Jan Svenungsson

Lind, Maria. "Jan Svenungsson", in: Port of Art, Kotka 1995



1. So Jan Svenungsson has made another chimney. Predictable. As if he can't keep his fingers off this at the same time loaded - the industrially phallic can hardly be ignored - and comparatively expressionless object. This time built in a pit on an empty lot in the Finnish port city of Kotka. Laid according to all the rules of the craft - with rounded bricks - it stands there in front of the building built in Scandinavian functionalism and has something obscene about it.

2.a. Svenungsson's chimney history goes back to 1988, when he systematically began to photograph a chimney in Stockholm from different angles and in a variety of lightings. Since then chimneys have appeared in etched, drawn, painted, masoned and cast form. The chimney is an actor performing in his plays, just as Charles Ray does in his, regarding how meaning is created outside the object rather than within it, how the image both stipulates and subjugates "reality". In this context it can also be likened to the so called shifters of linguistics, that alter their meaning depending on the speaker and the circumstance.

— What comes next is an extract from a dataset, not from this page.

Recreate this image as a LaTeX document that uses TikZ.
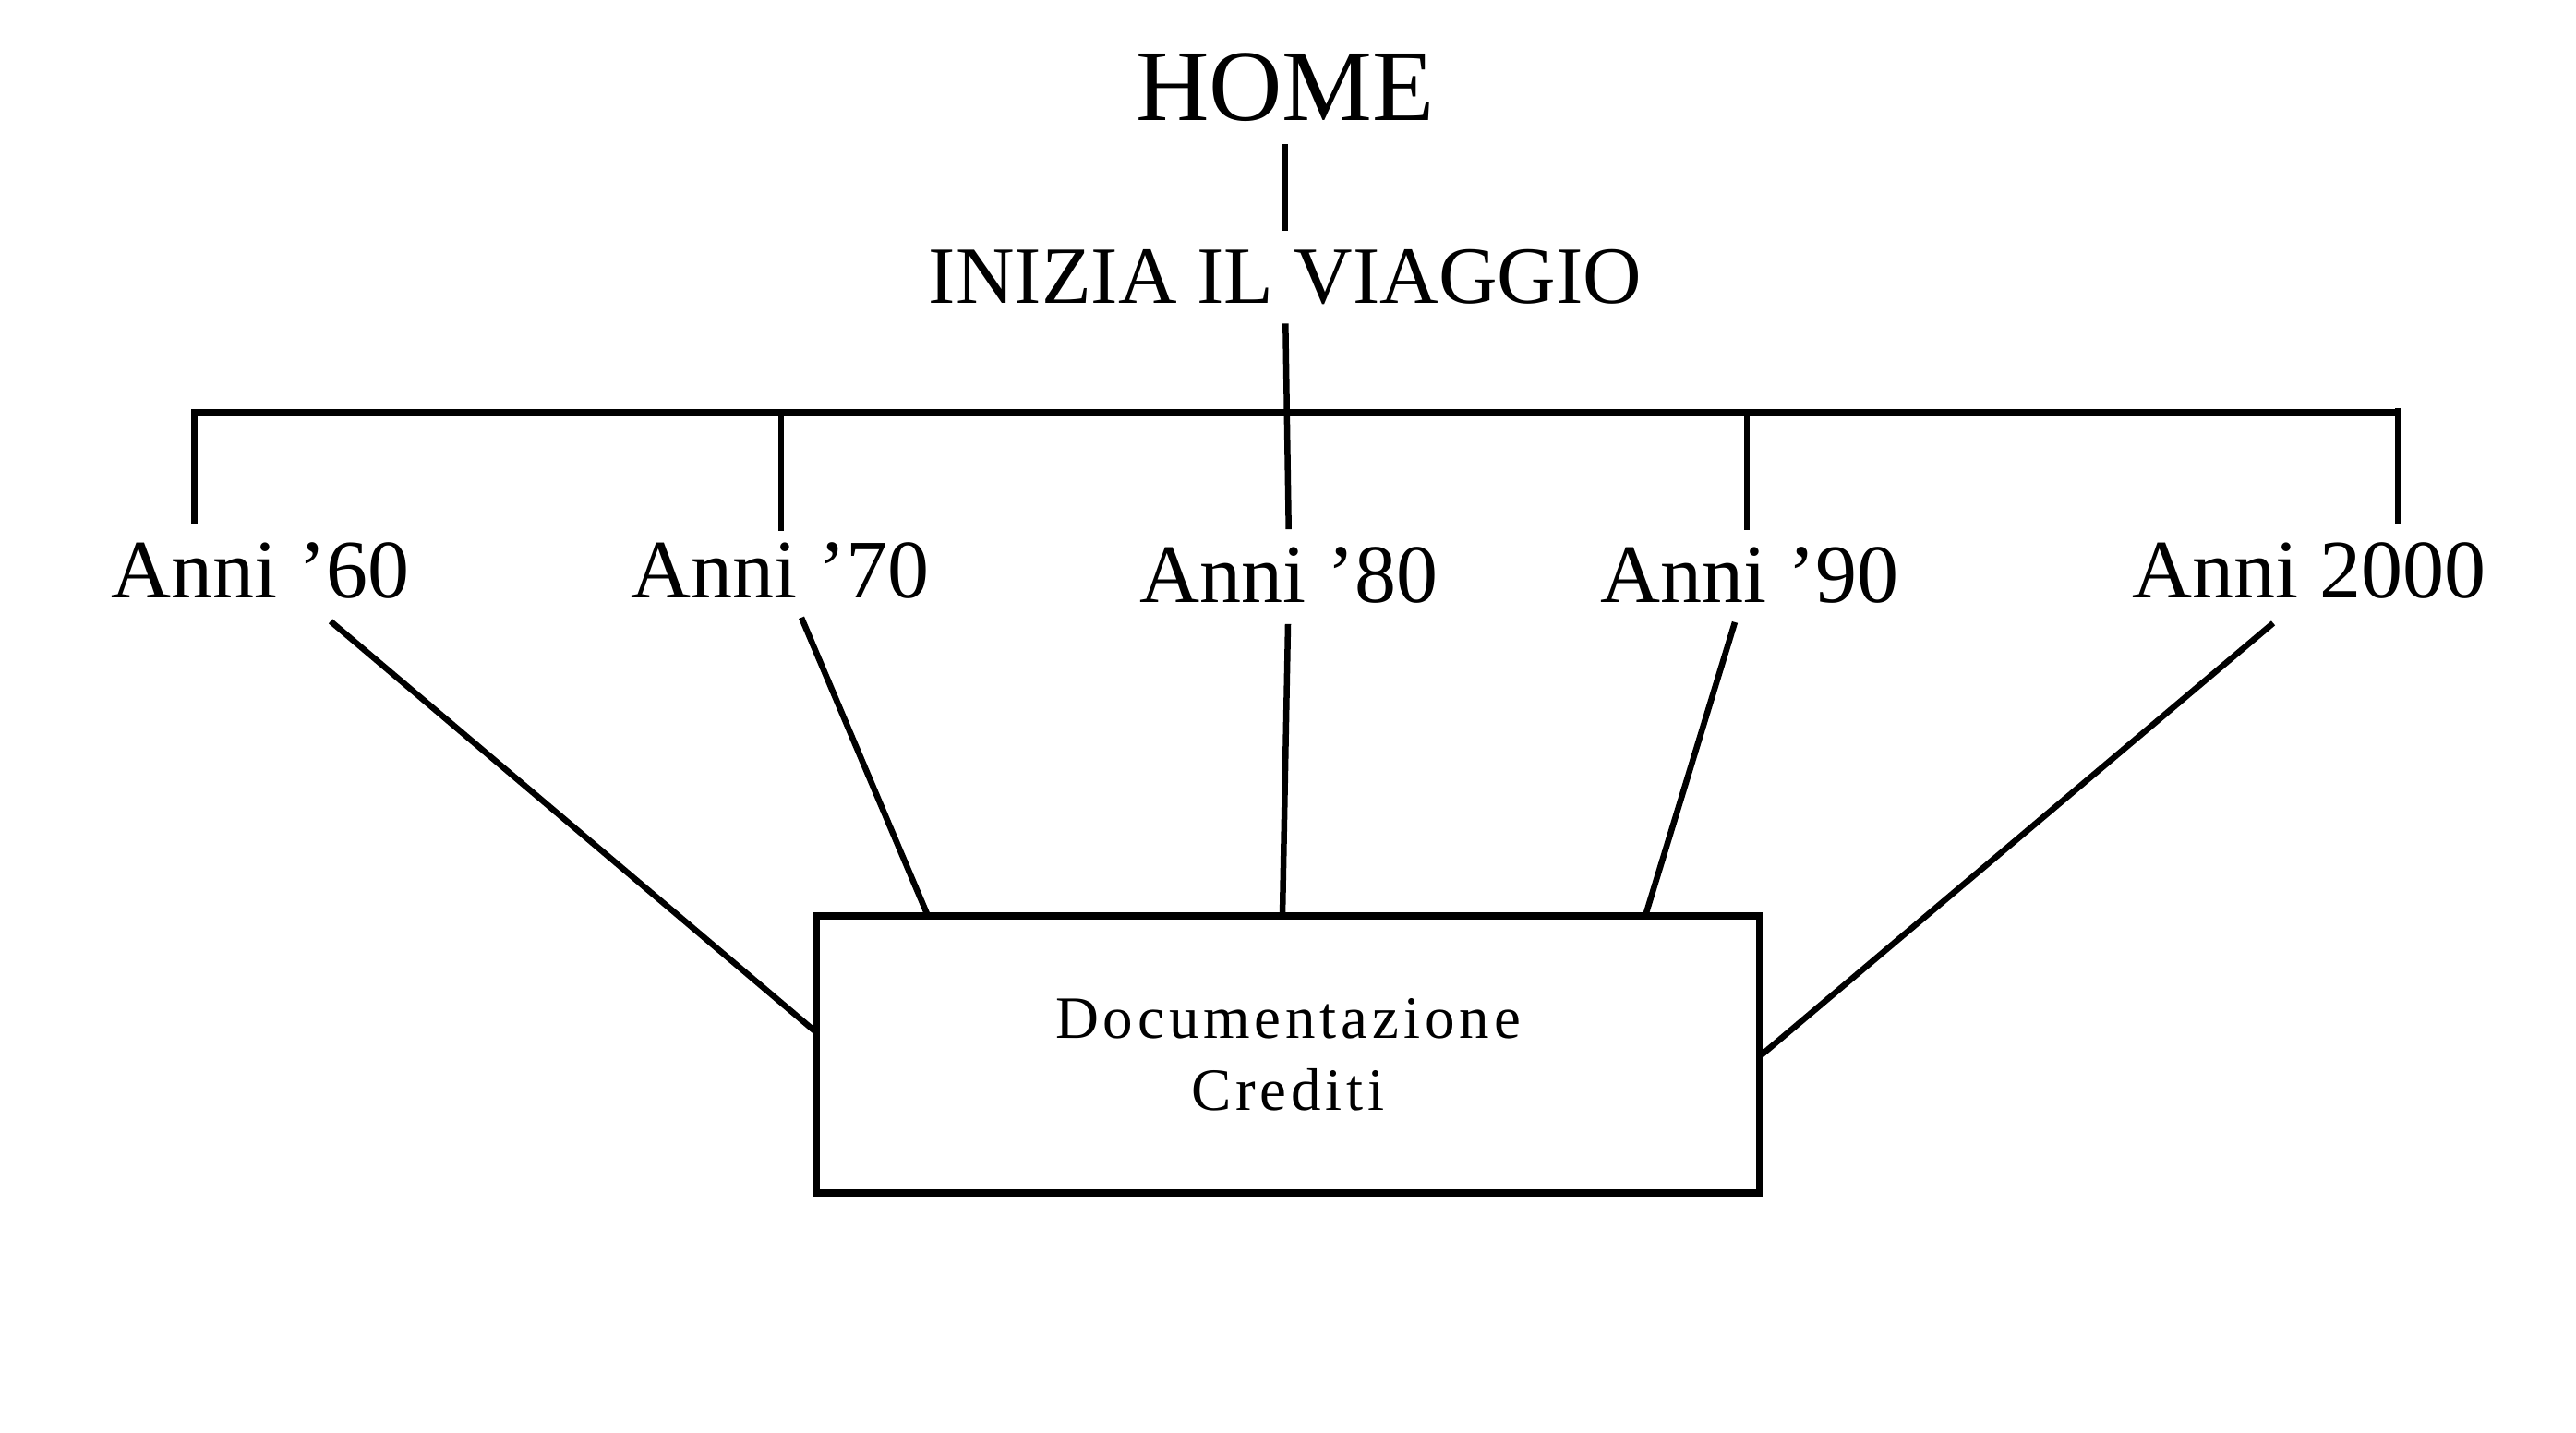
\documentclass[tikz,border=0pt]{standalone}
\usepackage{fontspec}
\setmainfont{Liberation Serif}
\newfontfamily\boxfont[LetterSpace=7.5]{Liberation Serif}
\usetikzlibrary{calc}
\begin{document}
\begin{tikzpicture}[x=1pt,y=-1pt,
  lbl/.style={inner sep=0pt,outer sep=0pt,anchor=base},
  homefont/.style={font=\fontsize{110}{130}\selectfont},
  titlefont/.style={font=\fontsize{88}{100}\selectfont},
  annifont/.style={font=\fontsize{90}{100}\selectfont},
  conn/.style={line width=6.5pt,black},
  busline/.style={line width=8pt,black},
  boxnode/.style={draw,line width=7.5pt,inner sep=0pt,outer sep=0pt,
    minimum width=1022pt,minimum height=300pt,align=center,
    font=\boxfont\fontsize{65}{78}\selectfont}
]
\fill[white] (0,0) rectangle (2790,1551);
\useasboundingbox (0,0) rectangle (2790,1551);

% nodes
\node[lbl,homefont] (home) at (1392,130) {HOME};
\node[lbl,titlefont] (inizia) at (1392,328) {INIZIA IL VIAGGIO};
\node[lbl,annifont] (a60) at (282,647) {Anni ’60};
\node[lbl,annifont] (a70) at (845,647) {Anni ’70};
\node[lbl,annifont] (a80) at (1396,652) {Anni ’80};
\node[lbl,annifont] (a90) at (1895,652) {Anni ’90};
\node[lbl,annifont] (a2000) at (2501,647) {Anni 2000};
\node[boxnode] (box) at (1395,1142) {Documentazione\\Crediti};

% bus
\coordinate (busL) at (207,447);
\coordinate (busR) at (2594,447);
\coordinate (b60) at (210.5,447);
\coordinate (b70) at (846,447);
\coordinate (b90) at (1892,447);
\coordinate (b2000) at (2597,442);
\draw[busline] (busL) -- (busR);

% home -> inizia -> anni '80
\draw[conn,shorten <=25pt,shorten >=20pt] (home.south) -- (inizia.north);
\draw[conn,shorten <=21pt,shorten >=19pt] (inizia.south) -- (a80.north);

% bus verticals
\draw[conn,shorten >=19pt] (b60) -- (b60 |- a60.north);
\draw[conn,shorten >=12pt] (b70) -- (b70 |- a70.north);
\draw[conn,shorten >=18pt] (b90) -- (b90 |- a90.north);
\draw[conn,shorten >=19pt] (b2000) -- (b2000 |- a2000.north);

% decades -> box
\draw[conn] ([xshift=76pt,yshift=-25pt]a60.south) -- ([yshift=24pt]box.west);
\draw[conn] ([xshift=23pt,yshift=-21pt]a70.south) -- ([xshift=121pt]box.north west);
\draw[conn] ([xshift=-1pt,yshift=-23pt]a80.south) -- ([xshift=505pt]box.north west);
\draw[conn] ([xshift=-16pt,yshift=-21pt]a90.south) -- ([xshift=898pt]box.north west);
\draw[conn] ([xshift=-39pt,yshift=-27pt]a2000.south) -- ([yshift=-2pt]box.east);
\end{tikzpicture}
\end{document}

2.b. Systems like this come and go in Svenungsson's art. They are constructed on the basis of the exhibition site and the questions the artist poses to himself when working on the piece. Besides the chimneys, the suite of red spot paintings entitled "Test" can be mentioned, in which he has carefully copied in oil randomly created water-colour splashes, and the series in which he draws from a press photograph of Russian extremist Zhirinovsky and then makes a new drawing from the first drawing, etc, until the system breaks down. Common to these systems is that their origin in one way or another lies in contingency - not entirely unlike that of surrealism - and that they sooner or later feed upon themselves. The will to order seems always to be overwhelmed by the desire for chaos in Svenungsson's art.

2.c. The power and problems of representation - it's problems of power even - are always present in his work, although from a practical point of view rather than a theoretical one. From re-photographing other images he has turned to representing objects and finally to creating objects merely in order to represent them and turn them into images. Therefore he names a photograph of the chimney he built outside Moderna Museet in Stockholm in 1991 as "The Perfect Photograph". But the simulacra remain simulacra. The great system would probably implode and the desire die when a real, smoke-spewing chimney is built.

3. If one purpose here is to create - and alter - our "reality", then he has succeeded. At least with me. I can no longer see a high and thin masoned thing - with or without smoke - without thinking of Jan Svenungsson and his near manic researches. Nor can I stop imagining a functional chimney bearing his signature.